I felt like I'd been waiting for cherry season my whole life. I hurriedly explained the plan to my mom and sister: the U-Pick farm wasn't far, only ten minutes. We'd bring the stroller so I wouldn't be tempted to pick up either child. I'd stay in the shade and only stay out for thirty minutes. We'd only go if the cherries were a short walk from the car.
Everything was perfect, and we set off.
I can't describe the feeling that comes over me every time I drive out of town, just five or six minutes from our house, and the gas stations fade into long, rolling, green hills. The restaurants become beautiful red barns with brown fences that keep the gentle, fluffy sheep and sleek horses safe. Majestic farm houses and classical churches dot along at fair distances from each other, and everything seems right in the world.

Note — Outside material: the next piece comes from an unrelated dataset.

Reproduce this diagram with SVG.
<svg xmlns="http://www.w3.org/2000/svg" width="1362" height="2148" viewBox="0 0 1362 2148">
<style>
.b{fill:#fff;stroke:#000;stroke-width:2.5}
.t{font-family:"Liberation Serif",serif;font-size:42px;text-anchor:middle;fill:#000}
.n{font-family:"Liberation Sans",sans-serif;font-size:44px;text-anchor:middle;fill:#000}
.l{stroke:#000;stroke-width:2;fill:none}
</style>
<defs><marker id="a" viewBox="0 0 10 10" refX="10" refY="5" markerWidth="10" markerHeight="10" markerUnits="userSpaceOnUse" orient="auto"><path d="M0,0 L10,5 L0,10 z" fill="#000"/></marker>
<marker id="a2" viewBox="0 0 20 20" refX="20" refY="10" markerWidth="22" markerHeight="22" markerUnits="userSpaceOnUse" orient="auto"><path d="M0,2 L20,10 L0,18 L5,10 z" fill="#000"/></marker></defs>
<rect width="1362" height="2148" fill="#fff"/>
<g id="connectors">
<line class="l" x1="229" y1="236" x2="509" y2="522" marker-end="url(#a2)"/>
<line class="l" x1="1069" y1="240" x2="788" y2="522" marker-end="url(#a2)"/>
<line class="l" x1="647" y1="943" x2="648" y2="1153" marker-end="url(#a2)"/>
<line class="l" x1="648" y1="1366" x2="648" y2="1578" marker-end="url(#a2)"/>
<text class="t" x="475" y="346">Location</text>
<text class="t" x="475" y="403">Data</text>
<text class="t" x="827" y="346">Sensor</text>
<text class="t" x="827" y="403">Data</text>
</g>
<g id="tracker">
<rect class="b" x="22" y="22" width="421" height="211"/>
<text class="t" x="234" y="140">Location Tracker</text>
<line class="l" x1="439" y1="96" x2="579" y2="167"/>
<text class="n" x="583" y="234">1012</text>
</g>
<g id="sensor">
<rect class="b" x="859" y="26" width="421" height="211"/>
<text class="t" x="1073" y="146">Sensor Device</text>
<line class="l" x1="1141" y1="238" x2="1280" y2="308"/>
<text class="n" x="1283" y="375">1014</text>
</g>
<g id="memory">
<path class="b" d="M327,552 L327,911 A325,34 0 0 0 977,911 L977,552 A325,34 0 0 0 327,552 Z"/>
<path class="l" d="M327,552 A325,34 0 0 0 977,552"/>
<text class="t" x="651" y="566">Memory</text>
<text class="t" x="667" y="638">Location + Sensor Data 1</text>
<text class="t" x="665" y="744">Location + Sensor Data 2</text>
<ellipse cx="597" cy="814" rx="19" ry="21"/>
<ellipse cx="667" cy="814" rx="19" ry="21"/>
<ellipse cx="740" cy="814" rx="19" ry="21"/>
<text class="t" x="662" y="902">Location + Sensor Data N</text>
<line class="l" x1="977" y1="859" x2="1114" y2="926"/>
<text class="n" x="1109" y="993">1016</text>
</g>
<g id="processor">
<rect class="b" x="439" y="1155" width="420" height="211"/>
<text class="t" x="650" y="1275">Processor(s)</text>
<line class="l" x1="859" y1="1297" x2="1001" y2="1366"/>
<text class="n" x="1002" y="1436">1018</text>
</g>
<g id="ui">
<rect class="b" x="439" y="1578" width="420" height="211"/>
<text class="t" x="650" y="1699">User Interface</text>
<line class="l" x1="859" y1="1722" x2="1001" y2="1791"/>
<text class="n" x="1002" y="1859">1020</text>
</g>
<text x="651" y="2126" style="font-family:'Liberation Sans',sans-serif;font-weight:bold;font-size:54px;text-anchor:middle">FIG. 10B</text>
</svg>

The farm itself was just plain cute and the cherry trees were a beautiful (short) jaunt away. It smelled like dirt and I love that. I crave that. My feet sank into the muddy tractor trails from the many rain storms this July and my heart fluttered a little as the mud dried on my ankles. This is me. This is Brooke.
It's easy to forget who you are in the midst of a trial or in the midst of anything, really.
The cherries took a long time to ripen this year. So much rain, so little sun. The owners of the farm were worried there wouldn't be any at all. It makes me cry a little to write this, but I feel like a cherry tree. Waiting and waiting and things like rain and sun are so far beyond my control that it hurts terribly to know that blooming and ripening might be later than everyone hopes, if ever.
But I know that there is a plan far greater than mine. I know that. I trust that. And if I surrender and find a way to enjoy the pelting rain, I will become more than I ever thought I could.
I thought I needed the freedom of the wilderness and maybe I did, but really, I needed to communicate with Deity. As it so often happens with me, there were no voices or angels or bright lights. Instead just the comforting, all-encompassing love, reminding me to surrender to someone who loves me and knows me more than I can comprehend.